Solo Activity

By Susan Deitz

April 13, 2012 4 min read

DEAR SUSAN: I enjoyed reading your Sexual Bill of Rights, particularly your ideas about pleasuring ourselves. Even as a married man, I find it important every now and then, and I find that each time I do, I enjoy it more. But I'd also like to comment on whether men are wired for monogamy. Having been married for 20 years, I have found myself questioning this matter for quite some time. I do count my blessings for the life I have; don't get me wrong. But still, I've been attracted to countless women over the years, many of whom I imagined being my sex partner. I understand your feelings about casual sex, even among single people, but there seems to be a part of me that has always had such thoughts — even though I haven't acted on them. I'd appreciate some feedback on these issues. — From the "Single File" blog

DEAR BLOGGER: While the wheels are spinning out there in Readerland, with countless thoughts being penned sparked by the issues you raise, your concerns are being given serious consideration in this corner of the blogosphere. They ignite instantaneous reaction here because a) marriage is supposed to take care of all sexual needs forever, a most unnatural expectation, and b) when it doesn't (and that's most of the time, for most people), all sorts of guilt feelings immediately surface and blot out even the most compelling logic. Which brings me to your letter, dear reader. The truth is that most of us need a bit of fantasy in our sex lives; nothing wrong there — if not overdone or inappropriate. And we can give ourselves great pleasure because we know our own bodies best; it's that straightforward. But (you knew this was coming, no?) the pleasure of intimacy with a beloved goes beyond sensation, reaching the depths of the soul. If you can bring yourself to raise the issue with your wife, it could be a life-changing dialogue. I wish I could give more detail, but this is an issue for a book, where there is more space. To sum up, your private thoughts are yours alone, as long as they stay in your mind and are not acted out. Your thoughts are shared by countless people around the globe. Understand them as "normal" and usual, and discard the guilty feelings they engender.

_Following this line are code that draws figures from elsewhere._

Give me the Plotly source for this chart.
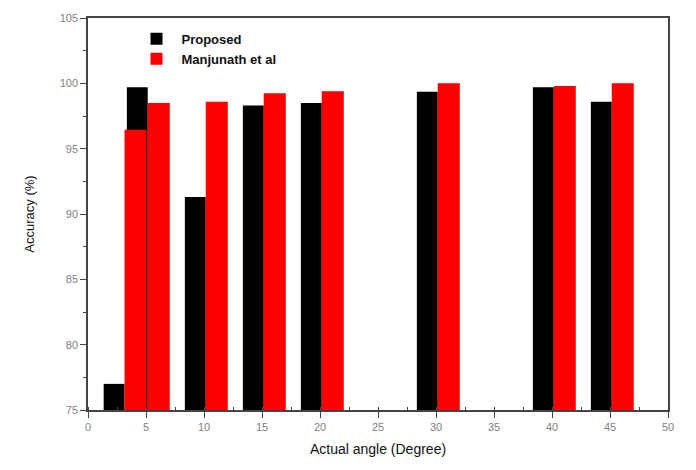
import plotly.graph_objects as go

angles = [3, 5, 10, 15, 20, 30, 40, 45]
proposed = [77.0, 99.7, 91.3, 98.3, 98.5, 99.35, 99.7, 98.6]
manjunath = [96.45, 98.5, 98.6, 99.25, 99.4, 100.0, 99.8, 100.0]
BASE = 75

FONT = "Liberation Sans, Arial, sans-serif"

fig = go.Figure()
fig.add_trace(go.Bar(x=angles, y=[v - BASE for v in proposed], base=BASE, name="Proposed",
                     marker=dict(color="#000000", line=dict(width=0)),
                     width=1.8, offset=-1.65,
                     hovertemplate="%{x}: %{customdata}<extra></extra>", customdata=proposed))
fig.add_trace(go.Bar(x=angles, y=[v - BASE for v in manjunath], base=BASE, name="Manjunath et al",
                     marker=dict(color="#ff0000", line=dict(width=0)),
                     width=1.9, offset=0.15,
                     hovertemplate="%{x}: %{customdata}<extra></extra>", customdata=manjunath))

axis_common = dict(
    showline=True, linecolor="#444444", linewidth=1.5, mirror=True,
    ticks="outside", ticklen=6, tickwidth=1, tickcolor="#444444",
    showgrid=False, zeroline=False,
    tickfont=dict(family=FONT, size=11, color="#808080"),
)

fig.update_layout(
    barmode="overlay",
    width=696, height=470,
    margin=dict(l=88, r=28, t=16, b=60),
    paper_bgcolor="white", plot_bgcolor="white",
    showlegend=True,
    legend=dict(x=0.075, y=0.985, xanchor="left", yanchor="top",
                bgcolor="rgba(0,0,0,0)",
                font=dict(family=FONT, size=13, color="#111111", weight="bold"),
                tracegroupgap=0, itemwidth=40),
    xaxis=dict(range=[0, 50], dtick=5,
               minor=dict(dtick=2.5, ticks="inside", ticklen=3, tickcolor="#444444"),
               title=dict(text="Actual angle (Degree)", standoff=12,
                          font=dict(family=FONT, size=14, color="#111111")),
               **axis_common),
    yaxis=dict(range=[75, 105], dtick=5,
               minor=dict(dtick=2.5, ticks="outside", ticklen=3, tickcolor="#444444"),
               title=dict(text="Accuracy (%)", standoff=22,
                          font=dict(family=FONT, size=13, color="#111111")),
               **axis_common),
)

fig.write_html("out.html", config={"displayModeBar": False},
               post_script="document.body.style.margin='0';")
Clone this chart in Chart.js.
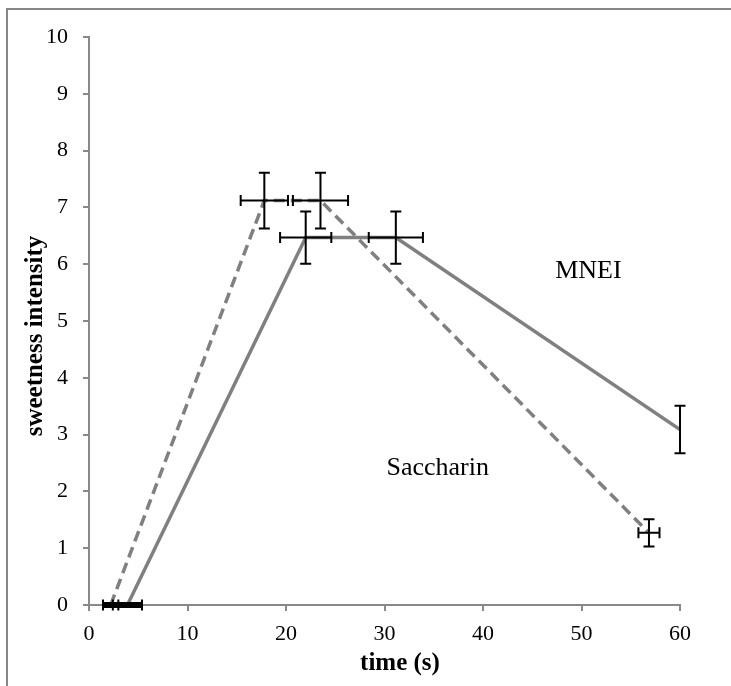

Readers, for your own copy of the Sexual Bill of Rights, free for the asking, send me a stamped, self-addressed envelope.

DEAR SUSAN: Staying friends with ex-lovers is possible but fraught with difficulties. I have stayed in touch with former lovers, but only one or two are still good friends. The others are more like "let's exchange Christmas cards" acquaintances. Of primary importance is making sure my current partner feels no jealousy or anxiety about my relationships with them. I did have one former ex who assumed our staying in touch meant occasional "romps down memory lane," but I quickly disabused him of the notion! — From the "Single File" blog

DEAR BLOGGER: Good move! Continuing to fan an old, tired flame is not only folly but also destructive. Filling that need — even episodically — takes a person out of the "available" market and brands her/him as "taken," distinctly shortening her/his romantic future. I rarely use the word "stupid," but such a decision would (in my mind) justify its usage. The past is the past, dear friends, and the only way to move into the future is to take a deep breath, prepare yourself for a few bouts of low-key sadness and then start thinking about tomorrow.